What does “cold extracted” mean for our olive oils?

Bellacret olive oil is “cold extracted” – which describes oil that was obtained from processing the olive paste in a centrifuge to extract the oil from the olive fruit. This method is executed at a cold temperature without heating the paste or resulting oil at any point.

Cold extraction is the leading method of processing top-quality olive oils. This process preserves the natural flavour of the olive and the health benefits and key nutrients: essential fatty acids, vitamin E, and natural antioxidants.

  Is it true that the greener the oil, the better?

Many people think that the color of the oil is a reflection of its quality. However, this is a myth. Many producers know that consumers  believe this and will add olive leaves to the olive press to release the chlorophyll content, so that the oil looks greener. The color has no bearing on the quality but is more of an indication of when the olives were harvested. Olives harvested earlier in the season tend  to be greener, whereas olives harvested later may be more golden. Keep in mind that different olives also exhibit different colors.

  Do high quality olive oils have higher amounts of antioxidants?

It may be difficult to think of oil as having anti-inflammatory properties but olive oil does provide many health benefits. One reason is   that olive oil is a fruit fat. It is not made but found within the olive, in its finished form, and extracted.

The higher the level of antioxidants in an olive oil, the healthier it is for you. There are hundreds and hundreds of different types of   olive oil across the world. You may not be able to tell, but every olive oil has a very different flavour profile that ultimately translates to   your food. Some are delicate and some are strong. In many countries, olive oil is the ultimate sauce. If you drizzle olive oil over any   dish, depending on the quality of the oil, it can either lower the taste or heighten the flavour. In countries where olive oil is the back- bone of the food culture, olive oil is viewed as one of the most precious items. Not only is it harvested once a year, it is also used in every single meal.

Type of Container

Try to look for an olive oil in a dark or tinted glass bottle, rather than a plastic or clear glass. Any light that enters the bottle can cause the oil to photo-oxidize and taste rancid or bitter. In general, heat, air and light are the enemies of oil. To prevent olive oil from going rancid, store it in a cool, dry area, away from the stove or other hot appliances.

Is there a big difference between cooked and uncooked olive oil?

Uncooked olive oil is healthier than cooked olive oil (a chemical change occurs at its smoking point, when it essentially begins to consume itself through burning). Plus, raw oil maintains its great pure flavour, while heat and other ingredients can change the flavour of cooked oil. Our advice is to use the minimum amount needed for cooking and then garnish the dish with oil from the bottle just before serving.

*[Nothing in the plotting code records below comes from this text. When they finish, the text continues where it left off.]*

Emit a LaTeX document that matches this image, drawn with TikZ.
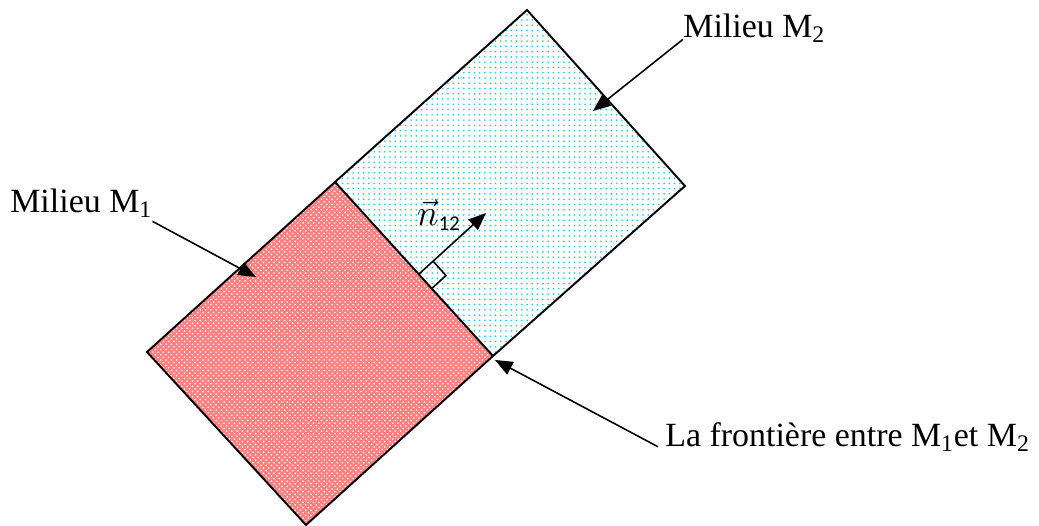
\documentclass[tikz,border=0pt]{standalone}
\usepackage{fontspec}
\setmainfont{Liberation Serif}
\newfontfamily\calibfont{Carlito}
\usetikzlibrary{calc,patterns,arrows.meta}
\begin{document}
\begin{tikzpicture}[x=0.02cm, y=-0.02cm,
    every node/.style={font=\fontsize{19.3}{23}\selectfont, inner sep=0pt},
    wall/.style={draw=black, line width=1.1pt, line join=miter},
    arr/.style={-{Triangle[length=10pt, width=8pt]}, line width=0.9pt},
    medone/.style={fill=red!50, postaction={pattern=crosshatch dots, pattern color=white}},
    medtwo/.style={fill=white, postaction={pattern=dots, pattern color=cyan!80!blue}}
]
\useasboundingbox (0,0) rectangle (1039,526);
% corners of the two media
\coordinate (A) at (147,352);
\coordinate (B) at (335,182);
\coordinate (C) at (493,356);
\coordinate (D) at (306,525);
\coordinate (E) at (527,10);
\coordinate (F) at (685,186);
\fill[medone] (A) -- (B) -- (C) -- (D) -- cycle;
\fill[medtwo] (B) -- (E) -- (F) -- (C) -- cycle;
\draw[wall] (A) -- (B) -- (E) -- (F) -- (C) -- (D) -- cycle;
\draw[wall] (B) -- (C);
% normal vector on the boundary
\coordinate (P) at ($(B)!0.53!(C)$);
\coordinate (T) at (486,213);
\coordinate (Q) at ($(P)!11pt!(T)$);
\coordinate (S) at ($(P)!11pt!(C)$);
\draw[arr] (P) -- (T);
\draw[line width=0.9pt] (Q) -- ($(Q)+(S)-(P)$) -- (S);
\node[font=\fontsize{21}{24}\selectfont] (n12) at (439,215) {$\vec{n}_{\mbox{\calibfont\fontsize{12}{14}\selectfont 12}}$};
% labels
\node[anchor=west] (m1) at (10,203) {Milieu M\textsubscript{1}};
\node[anchor=west] (m2) at (683,28) {Milieu M\textsubscript{2}};
\node[anchor=west] (fr) at (665,437) {La frontière entre M\textsubscript{1}et M\textsubscript{2}};
\coordinate (t1) at (256,277);
\coordinate (t2) at (593,111);
\coordinate (t3) at (495,360);
\draw[arr] ([yshift=-2pt]m1.south east) -- (t1);
\draw[arr] ([yshift=2pt]m2.south west) -- (t2);
\draw[arr] ([xshift=-4pt,yshift=3pt]fr.south west) -- (t3);
\end{tikzpicture}
\end{document}
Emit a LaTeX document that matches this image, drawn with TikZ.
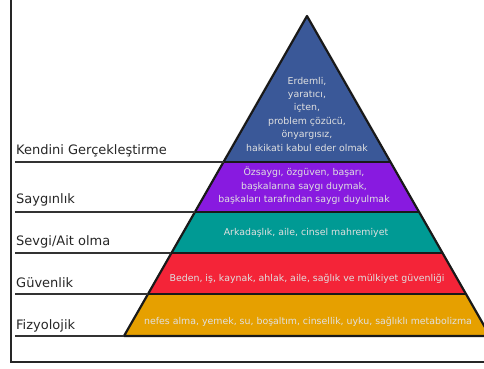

Can I use olive oil that is not extra virgin?

You can, but why would you. Ask any decent Mediterranean chef–extra virgin olive oil is the only olive oil to cook with because it has no taste defects and it’s ultimately better for you (potent antioxidants; monounsaturated fats that help prevent heart disease).

Should I use extra virgin olive oil for frying?

Our answer is “yes.” Most alternative and inferior oils have been treated chemically to strip obvious defects and produce a neutral flavour. Extra virgin olive oil is pretty resistant to high temperatures and has a great taste that will most likely complement whatever you’re frying. You can use it 1-2 more times (only for frying).

Well-made extra virgin olive oil will never be dirt cheap

If an “extra virgin”(or so it says) olive oil is much more affordable than the other ones on the shelf, that’s a red flag. Artisanship takes time and money and high-quality olive oil producers have certain costs to cover before they can even start to make a profit.